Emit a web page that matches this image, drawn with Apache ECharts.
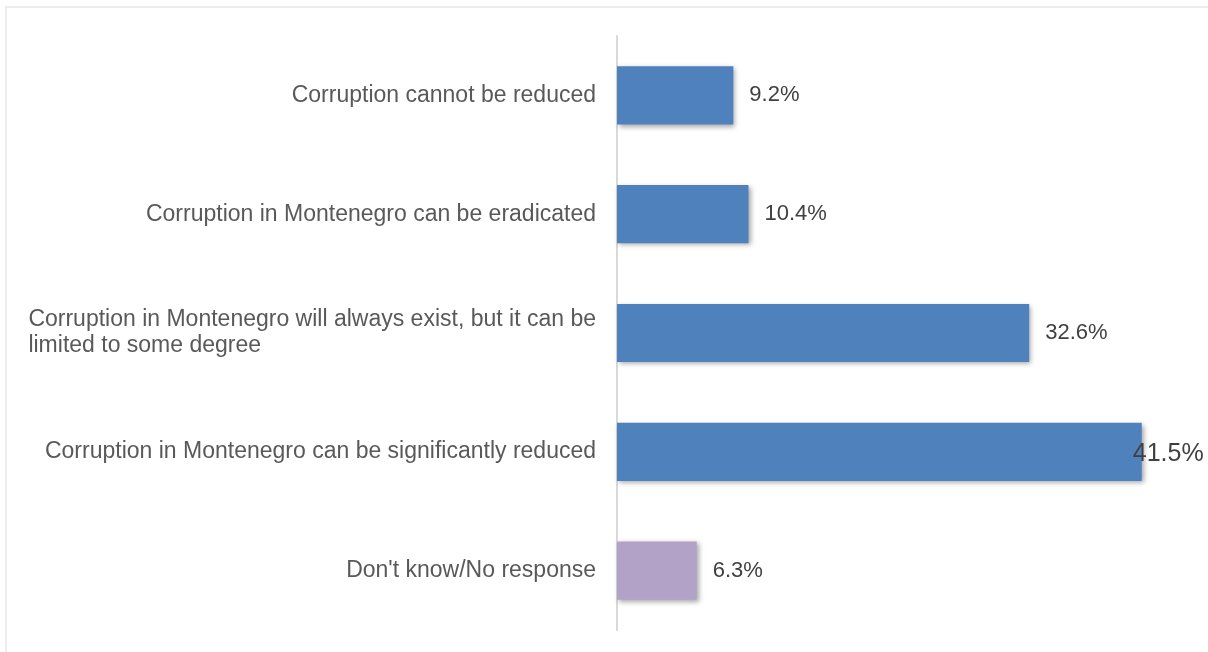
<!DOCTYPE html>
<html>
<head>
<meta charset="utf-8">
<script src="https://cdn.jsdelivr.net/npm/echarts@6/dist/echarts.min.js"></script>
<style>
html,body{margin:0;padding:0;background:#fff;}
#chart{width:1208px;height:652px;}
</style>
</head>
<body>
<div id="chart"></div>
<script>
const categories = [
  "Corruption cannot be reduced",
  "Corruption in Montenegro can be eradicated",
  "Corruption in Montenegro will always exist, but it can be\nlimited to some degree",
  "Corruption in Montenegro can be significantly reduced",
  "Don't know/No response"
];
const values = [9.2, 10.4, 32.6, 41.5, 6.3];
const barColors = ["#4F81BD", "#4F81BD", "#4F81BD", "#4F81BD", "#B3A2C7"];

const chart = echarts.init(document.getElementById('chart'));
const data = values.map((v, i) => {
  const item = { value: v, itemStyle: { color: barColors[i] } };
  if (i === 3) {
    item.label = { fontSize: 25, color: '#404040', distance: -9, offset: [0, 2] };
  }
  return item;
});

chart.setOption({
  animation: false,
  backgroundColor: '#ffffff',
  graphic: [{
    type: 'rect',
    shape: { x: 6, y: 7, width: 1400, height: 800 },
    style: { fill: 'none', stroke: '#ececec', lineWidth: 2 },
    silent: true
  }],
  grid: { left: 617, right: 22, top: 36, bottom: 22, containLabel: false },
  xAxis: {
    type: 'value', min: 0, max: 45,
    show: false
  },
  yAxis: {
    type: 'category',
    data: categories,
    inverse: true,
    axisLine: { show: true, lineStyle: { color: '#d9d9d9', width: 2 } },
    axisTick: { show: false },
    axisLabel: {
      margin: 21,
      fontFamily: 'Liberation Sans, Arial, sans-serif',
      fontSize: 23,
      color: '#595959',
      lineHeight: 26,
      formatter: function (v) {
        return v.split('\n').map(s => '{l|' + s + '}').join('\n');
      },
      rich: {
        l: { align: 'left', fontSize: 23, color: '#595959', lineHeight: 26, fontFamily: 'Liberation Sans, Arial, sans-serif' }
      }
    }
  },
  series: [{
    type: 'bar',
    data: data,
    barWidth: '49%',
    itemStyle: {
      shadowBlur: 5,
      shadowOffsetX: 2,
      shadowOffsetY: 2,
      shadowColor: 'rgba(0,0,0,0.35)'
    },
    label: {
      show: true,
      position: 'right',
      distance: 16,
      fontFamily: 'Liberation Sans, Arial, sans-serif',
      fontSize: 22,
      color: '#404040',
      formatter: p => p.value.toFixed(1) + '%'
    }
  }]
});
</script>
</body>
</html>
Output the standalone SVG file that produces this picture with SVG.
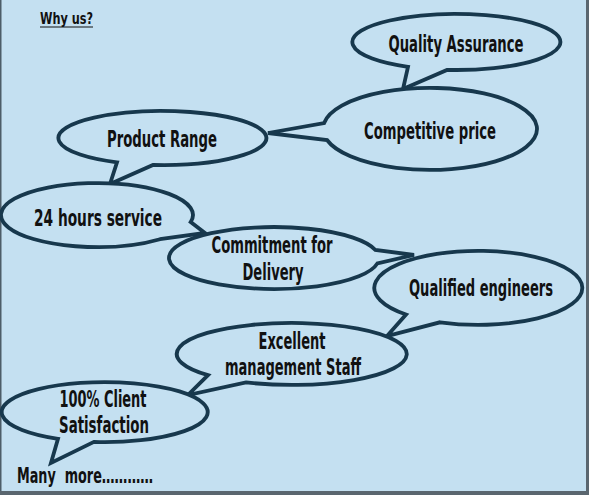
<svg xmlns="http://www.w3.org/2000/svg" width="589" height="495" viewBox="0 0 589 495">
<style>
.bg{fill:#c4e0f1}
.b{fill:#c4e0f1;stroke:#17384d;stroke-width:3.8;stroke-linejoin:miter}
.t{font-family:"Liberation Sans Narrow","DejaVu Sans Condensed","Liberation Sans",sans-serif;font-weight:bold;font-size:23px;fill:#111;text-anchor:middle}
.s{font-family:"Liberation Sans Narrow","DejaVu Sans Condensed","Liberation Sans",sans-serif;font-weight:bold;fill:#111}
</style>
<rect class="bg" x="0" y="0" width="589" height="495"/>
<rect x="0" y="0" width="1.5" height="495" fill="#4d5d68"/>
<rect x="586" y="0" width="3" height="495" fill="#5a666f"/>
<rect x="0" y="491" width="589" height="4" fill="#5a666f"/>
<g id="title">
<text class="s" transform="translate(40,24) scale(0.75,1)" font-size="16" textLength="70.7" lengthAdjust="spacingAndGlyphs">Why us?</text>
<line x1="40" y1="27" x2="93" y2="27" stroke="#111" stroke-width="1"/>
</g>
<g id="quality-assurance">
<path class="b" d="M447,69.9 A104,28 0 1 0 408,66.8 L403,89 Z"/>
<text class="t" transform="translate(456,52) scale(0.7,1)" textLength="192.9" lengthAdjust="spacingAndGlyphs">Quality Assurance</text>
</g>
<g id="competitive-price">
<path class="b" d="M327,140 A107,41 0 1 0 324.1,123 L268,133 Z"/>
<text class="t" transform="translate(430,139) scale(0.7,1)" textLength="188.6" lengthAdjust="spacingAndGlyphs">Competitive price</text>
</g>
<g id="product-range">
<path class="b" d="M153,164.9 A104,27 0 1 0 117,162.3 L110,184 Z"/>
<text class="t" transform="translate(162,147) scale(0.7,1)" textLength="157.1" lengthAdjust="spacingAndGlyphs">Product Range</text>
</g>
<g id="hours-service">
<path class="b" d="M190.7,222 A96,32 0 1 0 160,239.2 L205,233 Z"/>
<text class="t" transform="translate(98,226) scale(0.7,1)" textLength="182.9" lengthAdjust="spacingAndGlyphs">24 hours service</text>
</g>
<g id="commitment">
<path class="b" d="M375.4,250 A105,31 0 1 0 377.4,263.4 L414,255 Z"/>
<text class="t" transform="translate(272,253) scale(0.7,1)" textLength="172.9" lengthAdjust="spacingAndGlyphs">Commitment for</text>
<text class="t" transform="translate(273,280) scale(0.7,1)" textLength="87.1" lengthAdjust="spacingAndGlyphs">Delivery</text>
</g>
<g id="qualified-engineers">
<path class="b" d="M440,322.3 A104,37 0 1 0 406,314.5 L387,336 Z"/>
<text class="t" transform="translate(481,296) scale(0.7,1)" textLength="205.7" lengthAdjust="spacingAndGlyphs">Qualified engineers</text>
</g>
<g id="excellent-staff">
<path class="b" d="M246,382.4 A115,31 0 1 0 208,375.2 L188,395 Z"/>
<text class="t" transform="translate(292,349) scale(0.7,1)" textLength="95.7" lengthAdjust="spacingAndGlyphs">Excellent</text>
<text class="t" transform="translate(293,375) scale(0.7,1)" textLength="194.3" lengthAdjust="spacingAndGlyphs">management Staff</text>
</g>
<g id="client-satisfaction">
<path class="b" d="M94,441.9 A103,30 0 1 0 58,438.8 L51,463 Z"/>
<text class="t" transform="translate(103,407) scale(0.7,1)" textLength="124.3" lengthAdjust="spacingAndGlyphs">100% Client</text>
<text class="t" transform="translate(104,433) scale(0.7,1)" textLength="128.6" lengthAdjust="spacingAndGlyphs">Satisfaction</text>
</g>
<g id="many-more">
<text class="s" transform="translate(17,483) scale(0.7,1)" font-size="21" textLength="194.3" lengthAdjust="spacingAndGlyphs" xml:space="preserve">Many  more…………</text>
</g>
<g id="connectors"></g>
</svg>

-*-*-

◆ Your objective: Omit any images, then output the listing exactly.

◆ Result for this exercise:
Emit a web page that matches this image, drawn with Apache ECharts.
<!DOCTYPE html>
<html>
<head>
<meta charset="utf-8">
<script src="https://cdn.jsdelivr.net/npm/echarts@6/dist/echarts.min.js"></script>
<style>
html,body{margin:0;padding:0;background:#fff;}
#chart{width:1208px;height:652px;}
</style>
</head>
<body>
<div id="chart"></div>
<script>
const categories = [
  "Corruption cannot be reduced",
  "Corruption in Montenegro can be eradicated",
  "Corruption in Montenegro will always exist, but it can be\nlimited to some degree",
  "Corruption in Montenegro can be significantly reduced",
  "Don't know/No response"
];
const values = [9.2, 10.4, 32.6, 41.5, 6.3];
const barColors = ["#4F81BD", "#4F81BD", "#4F81BD", "#4F81BD", "#B3A2C7"];

const chart = echarts.init(document.getElementById('chart'));
const data = values.map((v, i) => {
  const item = { value: v, itemStyle: { color: barColors[i] } };
  if (i === 3) {
    item.label = { fontSize: 25, color: '#404040', distance: -9, offset: [0, 2] };
  }
  return item;
});

chart.setOption({
  animation: false,
  backgroundColor: '#ffffff',
  graphic: [{
    type: 'rect',
    shape: { x: 6, y: 7, width: 1400, height: 800 },
    style: { fill: 'none', stroke: '#ececec', lineWidth: 2 },
    silent: true
  }],
  grid: { left: 617, right: 22, top: 36, bottom: 22, containLabel: false },
  xAxis: {
    type: 'value', min: 0, max: 45,
    show: false
  },
  yAxis: {
    type: 'category',
    data: categories,
    inverse: true,
    axisLine: { show: true, lineStyle: { color: '#d9d9d9', width: 2 } },
    axisTick: { show: false },
    axisLabel: {
      margin: 21,
      fontFamily: 'Liberation Sans, Arial, sans-serif',
      fontSize: 23,
      color: '#595959',
      lineHeight: 26,
      formatter: function (v) {
        return v.split('\n').map(s => '{l|' + s + '}').join('\n');
      },
      rich: {
        l: { align: 'left', fontSize: 23, color: '#595959', lineHeight: 26, fontFamily: 'Liberation Sans, Arial, sans-serif' }
      }
    }
  },
  series: [{
    type: 'bar',
    data: data,
    barWidth: '49%',
    itemStyle: {
      shadowBlur: 5,
      shadowOffsetX: 2,
      shadowOffsetY: 2,
      shadowColor: 'rgba(0,0,0,0.35)'
    },
    label: {
      show: true,
      position: 'right',
      distance: 16,
      fontFamily: 'Liberation Sans, Arial, sans-serif',
      fontSize: 22,
      color: '#404040',
      formatter: p => p.value.toFixed(1) + '%'
    }
  }]
});
</script>
</body>
</html>
Output the standalone SVG file that produces this picture with SVG.
<svg xmlns="http://www.w3.org/2000/svg" width="589" height="495" viewBox="0 0 589 495">
<style>
.bg{fill:#c4e0f1}
.b{fill:#c4e0f1;stroke:#17384d;stroke-width:3.8;stroke-linejoin:miter}
.t{font-family:"Liberation Sans Narrow","DejaVu Sans Condensed","Liberation Sans",sans-serif;font-weight:bold;font-size:23px;fill:#111;text-anchor:middle}
.s{font-family:"Liberation Sans Narrow","DejaVu Sans Condensed","Liberation Sans",sans-serif;font-weight:bold;fill:#111}
</style>
<rect class="bg" x="0" y="0" width="589" height="495"/>
<rect x="0" y="0" width="1.5" height="495" fill="#4d5d68"/>
<rect x="586" y="0" width="3" height="495" fill="#5a666f"/>
<rect x="0" y="491" width="589" height="4" fill="#5a666f"/>
<g id="title">
<text class="s" transform="translate(40,24) scale(0.75,1)" font-size="16" textLength="70.7" lengthAdjust="spacingAndGlyphs">Why us?</text>
<line x1="40" y1="27" x2="93" y2="27" stroke="#111" stroke-width="1"/>
</g>
<g id="quality-assurance">
<path class="b" d="M447,69.9 A104,28 0 1 0 408,66.8 L403,89 Z"/>
<text class="t" transform="translate(456,52) scale(0.7,1)" textLength="192.9" lengthAdjust="spacingAndGlyphs">Quality Assurance</text>
</g>
<g id="competitive-price">
<path class="b" d="M327,140 A107,41 0 1 0 324.1,123 L268,133 Z"/>
<text class="t" transform="translate(430,139) scale(0.7,1)" textLength="188.6" lengthAdjust="spacingAndGlyphs">Competitive price</text>
</g>
<g id="product-range">
<path class="b" d="M153,164.9 A104,27 0 1 0 117,162.3 L110,184 Z"/>
<text class="t" transform="translate(162,147) scale(0.7,1)" textLength="157.1" lengthAdjust="spacingAndGlyphs">Product Range</text>
</g>
<g id="hours-service">
<path class="b" d="M190.7,222 A96,32 0 1 0 160,239.2 L205,233 Z"/>
<text class="t" transform="translate(98,226) scale(0.7,1)" textLength="182.9" lengthAdjust="spacingAndGlyphs">24 hours service</text>
</g>
<g id="commitment">
<path class="b" d="M375.4,250 A105,31 0 1 0 377.4,263.4 L414,255 Z"/>
<text class="t" transform="translate(272,253) scale(0.7,1)" textLength="172.9" lengthAdjust="spacingAndGlyphs">Commitment for</text>
<text class="t" transform="translate(273,280) scale(0.7,1)" textLength="87.1" lengthAdjust="spacingAndGlyphs">Delivery</text>
</g>
<g id="qualified-engineers">
<path class="b" d="M440,322.3 A104,37 0 1 0 406,314.5 L387,336 Z"/>
<text class="t" transform="translate(481,296) scale(0.7,1)" textLength="205.7" lengthAdjust="spacingAndGlyphs">Qualified engineers</text>
</g>
<g id="excellent-staff">
<path class="b" d="M246,382.4 A115,31 0 1 0 208,375.2 L188,395 Z"/>
<text class="t" transform="translate(292,349) scale(0.7,1)" textLength="95.7" lengthAdjust="spacingAndGlyphs">Excellent</text>
<text class="t" transform="translate(293,375) scale(0.7,1)" textLength="194.3" lengthAdjust="spacingAndGlyphs">management Staff</text>
</g>
<g id="client-satisfaction">
<path class="b" d="M94,441.9 A103,30 0 1 0 58,438.8 L51,463 Z"/>
<text class="t" transform="translate(103,407) scale(0.7,1)" textLength="124.3" lengthAdjust="spacingAndGlyphs">100% Client</text>
<text class="t" transform="translate(104,433) scale(0.7,1)" textLength="128.6" lengthAdjust="spacingAndGlyphs">Satisfaction</text>
</g>
<g id="many-more">
<text class="s" transform="translate(17,483) scale(0.7,1)" font-size="21" textLength="194.3" lengthAdjust="spacingAndGlyphs" xml:space="preserve">Many  more…………</text>
</g>
<g id="connectors"></g>
</svg>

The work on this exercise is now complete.